In ATF reports, MacAllister wrote that U.S. intelligence showed cartel members were setting up military-type training camps in the Sierra de Durango mountains, near Guzman's northern Mexico hide-out, and wanted to bolster their arsenal with grenade launchers and .50-caliber machine guns.
The agents focused first on Vicente Fernando Guzman Patino, a cartel insider who was identified as one of their weapons purchasers and who often used code words and phrases, saying "57" for "OK," for instance.
In fall 2009, the ATF team sent an undercover agent posing as an arms dealer to Guzman Patino. Photos of weapons, including a Dragon Fire 120-millimeter heavy mortar, were emailed to his "Superman6950" Hotmail account.

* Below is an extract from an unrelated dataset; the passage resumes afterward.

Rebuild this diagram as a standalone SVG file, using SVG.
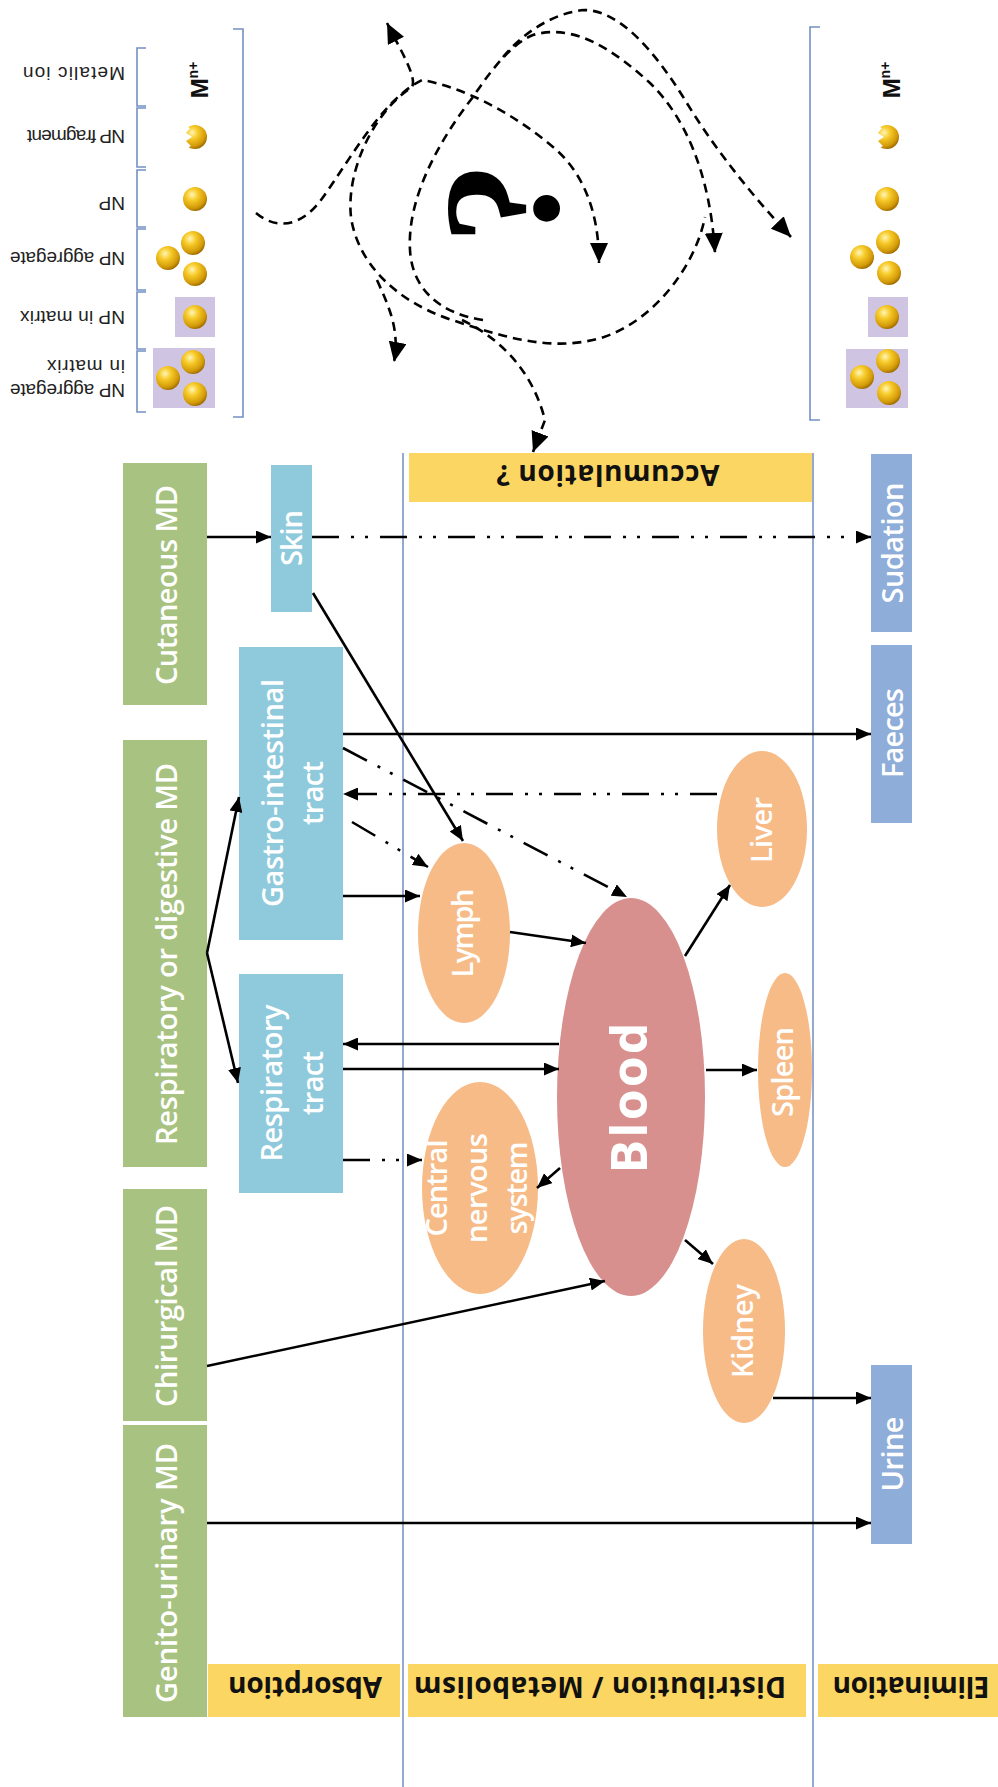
<svg xmlns="http://www.w3.org/2000/svg" width="998" height="1787" viewBox="0 0 998 1787">
<style>
.green{fill:#A8C381}
.blue{fill:#8FCADC}
.elim{fill:#8EADD9}
.org{fill:#F7BB88}
.yel{fill:#FCD662}
.wt{fill:#FFFFFF;font-family:"Open Sans","Noto Sans",sans-serif;font-weight:600;font-size:29px;text-anchor:middle}
.bt{fill:#111111;font-family:"Open Sans","Noto Sans",sans-serif;font-weight:700;font-size:28px;text-anchor:middle}
.lab{fill:#222222;font-family:"Liberation Sans",Arial,sans-serif;font-size:19px;text-anchor:start}
.mn{fill:#111111;font-family:"Liberation Sans",Arial,sans-serif;font-weight:700;font-size:24px;text-anchor:middle}
.sep{stroke:#8A9FCB;stroke-width:1.8;fill:none}
.brk{stroke:#7490C2;stroke-width:1.6;fill:none}
.con{stroke:#000000;stroke-width:2.6;fill:none;marker-end:url(#ah)}
.dd{stroke:#000000;stroke-width:2.6;fill:none;stroke-dasharray:27 12 3 11 3 12;marker-end:url(#ah)}
.sq{stroke:#000000;stroke-width:2.6;fill:none;stroke-dasharray:9 6}
.mat{fill:#CFC5E2}
.np{fill:url(#gold)}
</style>
<defs>
<marker id="ah" markerUnits="userSpaceOnUse" markerWidth="16" markerHeight="13" refX="15" refY="6.5" orient="auto">
<path d="M0,0 L15,6.5 L0,13 z" fill="#000"/>
</marker>
<marker id="bh" markerUnits="userSpaceOnUse" markerWidth="22" markerHeight="18" refX="20" refY="9" orient="auto-start-reverse">
<path d="M0,0 L20,9 L0,18 z" fill="#000"/>
</marker>
<radialGradient id="gold" cx="0.38" cy="0.32" r="0.7">
<stop offset="0" stop-color="#FFF6B8"/>
<stop offset="0.35" stop-color="#F7CB2A"/>
<stop offset="0.8" stop-color="#D39A08"/>
<stop offset="1" stop-color="#9E6C00"/>
</radialGradient>
</defs>
<rect width="998" height="1787" fill="#FFFFFF"/>

<g id="separators">
<line class="sep" x1="403" y1="453" x2="403" y2="1787"/>
<line class="sep" x1="813" y1="453" x2="813" y2="1787"/>
</g>

<g id="legend-left">
<path class="brk" d="M233,29 H243 V417 H233"/>
<path class="brk" d="M146,48 H137 V106 H146"/>
<path class="brk" d="M146,108 H137 V167 H146"/>
<path class="brk" d="M146,170 H137 V227 H146"/>
<path class="brk" d="M146,229 H137 V290 H146"/>
<path class="brk" d="M146,292 H137 V349 H146"/>
<path class="brk" d="M146,351 H137 V412 H146"/>
<text class="lab" transform="translate(125,67) rotate(180)" textLength="102">Metalic ion</text>
<text class="lab" transform="translate(125,130) rotate(180)" textLength="98">NP fragment</text>
<text class="lab" transform="translate(125,197) rotate(180)">NP</text>
<text class="lab" transform="translate(125,252) rotate(180)" textLength="115">NP aggregate</text>
<text class="lab" transform="translate(125,311) rotate(180)" textLength="105">NP in matrix</text>
<text class="lab" transform="translate(125,384) rotate(180)"><tspan x="0" textLength="115">NP aggregate</tspan><tspan x="0" dy="24" textLength="78">in matrix</tspan></text>
<text class="mn" transform="translate(208,80) rotate(-90)">M<tspan font-size="14" dy="-10">n+</tspan></text>
<circle class="np" cx="195" cy="137" r="12"/>
<path d="M181,124 L190,128 L186,133 L192,137 L186,141 L191,146 L181,151 Z" fill="#FFFFFF"/>
<circle class="np" cx="195" cy="199" r="12"/>
<circle class="np" cx="193" cy="243" r="12"/>
<circle class="np" cx="168" cy="258" r="12"/>
<circle class="np" cx="195" cy="274" r="12"/>
<rect class="mat" x="175" y="297" width="40" height="40"/>
<circle class="np" cx="195" cy="317" r="12"/>
<rect class="mat" x="153" y="348" width="62" height="60"/>
<circle class="np" cx="193" cy="362" r="12"/>
<circle class="np" cx="168" cy="378" r="12"/>
<circle class="np" cx="195" cy="394" r="12"/>
</g>

<g id="legend-right">
<path class="brk" d="M820,27 H810 V420 H820"/>
<text class="mn" transform="translate(900,80) rotate(-90)">M<tspan font-size="14" dy="-10">n+</tspan></text>
<circle class="np" cx="887" cy="137" r="12"/>
<path d="M873,124 L882,128 L878,133 L884,137 L878,141 L883,146 L873,151 Z" fill="#FFFFFF"/>
<circle class="np" cx="887" cy="199" r="12"/>
<circle class="np" cx="888" cy="242" r="12"/>
<circle class="np" cx="862" cy="257" r="12"/>
<circle class="np" cx="889" cy="273" r="12"/>
<rect class="mat" x="868" y="297" width="40" height="40"/>
<circle class="np" cx="887" cy="317" r="12"/>
<rect class="mat" x="846" y="349" width="62" height="59"/>
<circle class="np" cx="888" cy="361" r="12"/>
<circle class="np" cx="862" cy="377" r="12"/>
<circle class="np" cx="889" cy="393" r="12"/>
</g>

<g id="unknown-fate">
<text transform="translate(558,203) rotate(-90)" font-family="Liberation Serif,serif" font-weight="700" font-size="165" text-anchor="middle" fill="#000">?</text>
<path class="sq" marker-end="url(#bh)" d="M256,213 C276,230 301,227 321,200 C352,157 382,100 422,80 C463,87 513,113 553,147 C584,173 599,213 599,263"/>
<path class="sq" marker-start="url(#bh)" d="M387,23 C402,53 417,77 412,87 C372,113 346,173 351,217 C357,260 392,300 452,320 C503,337 553,353 604,337 C654,320 695,267 705,217"/>
<path class="sq" marker-end="url(#bh)" d="M483,320 C437,313 412,287 410,250 C407,200 437,143 473,97 C493,67 513,43 533,35 C574,23 614,50 650,83 C685,117 710,173 715,253"/>
<path class="sq" marker-end="url(#bh)" d="M503,57 C523,33 553,13 584,10 C619,10 654,50 685,100 C715,150 756,200 791,237"/>
<path class="sq" marker-end="url(#bh)" d="M377,280 C389,307 400,330 394,362"/>
<path class="sq" marker-end="url(#bh)" d="M462,320 C503,340 533,373 545,420 L533,452"/>
</g>

<g id="lbl-absorption"><rect class="yel" x="208" y="1664" width="192" height="53"/><text class="bt" transform="translate(305,1677) rotate(180)" textLength="154">Absorption</text></g>
<g id="lbl-distribution"><rect class="yel" x="408" y="1664" width="398" height="53"/><text class="bt" transform="translate(600,1677) rotate(180)" textLength="372">Distribution / Metabolism</text></g>
<g id="lbl-elimination"><rect class="yel" x="818" y="1664" width="180" height="53"/><text class="bt" transform="translate(911,1677) rotate(180)" textLength="157">Elimination</text></g>
<g id="lbl-accumulation"><rect class="yel" x="409" y="453" width="403" height="49"/><text class="bt" transform="translate(608,465) rotate(180)" textLength="223">Accumulation ?</text></g>

<g id="cutaneous"><rect class="green" x="123" y="463" width="84" height="242"/><text class="wt" transform="translate(177,585) rotate(-90)" textLength="200">Cutaneous MD</text></g>
<g id="respdig"><rect class="green" x="123" y="740" width="84" height="427"/><text class="wt" transform="translate(177,954) rotate(-90)" textLength="382">Respiratory or digestive MD</text></g>
<g id="chirurgical"><rect class="green" x="123" y="1189" width="84" height="232"/><text class="wt" transform="translate(177,1306) rotate(-90)" textLength="202">Chirurgical MD</text></g>
<g id="genito"><rect class="green" x="123" y="1425" width="84" height="292"/><text class="wt" transform="translate(177,1573) rotate(-90)" textLength="260">Genito-urinary MD</text></g>

<g id="skin"><rect class="blue" x="271" y="465" width="41" height="147"/><text class="wt" transform="translate(302,538) rotate(-90)" textLength="56">Skin</text></g>
<g id="gastro"><rect class="blue" x="239" y="647" width="104" height="293"/><text class="wt" transform="translate(283,793) rotate(-90)"><tspan x="0" textLength="228">Gastro-intestinal</tspan><tspan x="0" dy="40" textLength="64">tract</tspan></text></g>
<g id="resp"><rect class="blue" x="239" y="974" width="104" height="219"/><text class="wt" transform="translate(282,1083) rotate(-90)"><tspan x="0" textLength="157">Respiratory</tspan><tspan x="0" dy="41" textLength="64">tract</tspan></text></g>

<g id="lymph"><ellipse class="org" cx="464" cy="933" rx="46" ry="90"/><text class="wt" transform="translate(473,933) rotate(-90)" textLength="89">Lymph</text></g>
<g id="cns"><ellipse class="org" cx="480" cy="1188" rx="58" ry="106"/><text class="wt" transform="translate(447,1188) rotate(-90)"><tspan x="0" textLength="97">Central</tspan><tspan x="0" dy="40" textLength="110">nervous</tspan><tspan x="0" dy="40" textLength="93">system</tspan></text></g>
<g id="blood"><ellipse cx="631" cy="1097" rx="74" ry="199" fill="#D8908F"/><text transform="translate(647,1098) rotate(-90)" fill="#FFFFFF" font-family="Open Sans,Noto Sans,sans-serif" font-weight="700" font-size="50" text-anchor="middle" textLength="151">Blood</text></g>
<g id="liver"><ellipse class="org" cx="762" cy="829" rx="45" ry="78"/><text class="wt" transform="translate(772,830) rotate(-90)" textLength="66">Liver</text></g>
<g id="spleen"><ellipse class="org" cx="785" cy="1070" rx="27" ry="97"/><text class="wt" transform="translate(793,1072) rotate(-90)" textLength="90">Spleen</text></g>
<g id="kidney"><ellipse class="org" cx="744" cy="1331" rx="41" ry="92"/><text class="wt" transform="translate(753,1331) rotate(-90)" textLength="94">Kidney</text></g>

<g id="sudation"><rect class="elim" x="871" y="454" width="41" height="178"/><text class="wt" transform="translate(903,543) rotate(-90)" textLength="121">Sudation</text></g>
<g id="faeces"><rect class="elim" x="871" y="645" width="41" height="178"/><text class="wt" transform="translate(903,733) rotate(-90)" textLength="90">Faeces</text></g>
<g id="urine"><rect class="elim" x="871" y="1365" width="41" height="179"/><text class="wt" transform="translate(903,1454) rotate(-90)" textLength="75">Urine</text></g>

<g id="connectors">
<path class="con" d="M207,537 L271,537"/>
<path class="dd" d="M312,537 L871,537"/>
<path class="con" d="M313,593 L463,841"/>
<path class="con" d="M207,953 L239,797"/>
<path class="con" d="M207,953 L238,1083"/>
<path class="con" d="M343,734 L871,734"/>
<path class="dd" d="M343,748 L627,897"/>
<path class="dd" d="M717,794 L343,794"/>
<path class="dd" d="M352,822 L428,867"/>
<path class="con" d="M343,896 L420,896"/>
<path class="con" d="M510,932 L586,943"/>
<path class="con" d="M559,1044 L343,1044"/>
<path class="con" d="M343,1069 L559,1069"/>
<path class="dd" d="M343,1160 L422,1160"/>
<path class="con" d="M560,1168 L537,1188"/>
<path class="con" d="M685,956 L730,885"/>
<path class="con" d="M706,1070 L757,1070"/>
<path class="con" d="M207,1366 L605,1281"/>
<path class="con" d="M685,1240 L713,1264"/>
<path class="con" d="M773,1398 L871,1398"/>
<path class="con" d="M207,1523 L871,1523"/>
</g>
</svg>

According to the ATF documents, Guzman Patino told the undercover agent that "if he would bring them a tank, they would buy it." He boasted he had "$15 million to spend on firearms and not to worry about the money." He wanted "the biggest and most extravagant firearms available."
The two met again outside a Phoenix restaurant, and the undercover agent showed Guzman Patino five weapons in the trunk of his vehicle, including a Bushmaster rifle and a Ramo .50 heavy machine gun. The undercover agent said he could get that kind of firepower for the Sinaloans.
Just as Guzman Patino seemed ready to buy, according to the ATF records, the investigation into his activities abruptly ended. The documents do not explain why, and they don't indicate whether he obtained any weapons.
A second case involved cartel members who were seeking shoulder-launched antiaircraft missiles and antitank rockets, according to the ATF records.
The same undercover agent met the pair in February 2010 at a Phoenix warehouse. David Diaz-Sosa and Jorge DeJesus-Casteneda brought 11 pounds of crystal methamphetamine to trade for weapons. The undercover agent showed them shoulder-launched missiles, rocket launchers and grenades before ATF agents moved in and arrested them.
Diaz-Sosa, 26, of Sinaloa, Mexico, pleaded guilty in April to gun and drug charges. DeJesus-Casteneda, 22, also of Sinaloa, pleaded guilty to drug charges. A third suspect, Emilia Palomino-Robles, 42, of Sonora, Mexico, pleaded guilty to delivering drugs as a partial payment for military-grade weaponry.
None of the three was included on the list of nine cartel leaders who were targeted in the operation.
The U.S. attorney in Phoenix at the time, Dennis K. Burke, who later resigned over Fast and Furious, called the White Gun convictions "a tremendous team effort that put a stop to a well-financed criminal conspiracy to acquire massive destructive firepower."
By that summer, MacAllister had gone to Mexico City to check the police and military vaults. The ATF documents don't detail what she found, but they note she discovered "weapons in military custody related to her current investigations."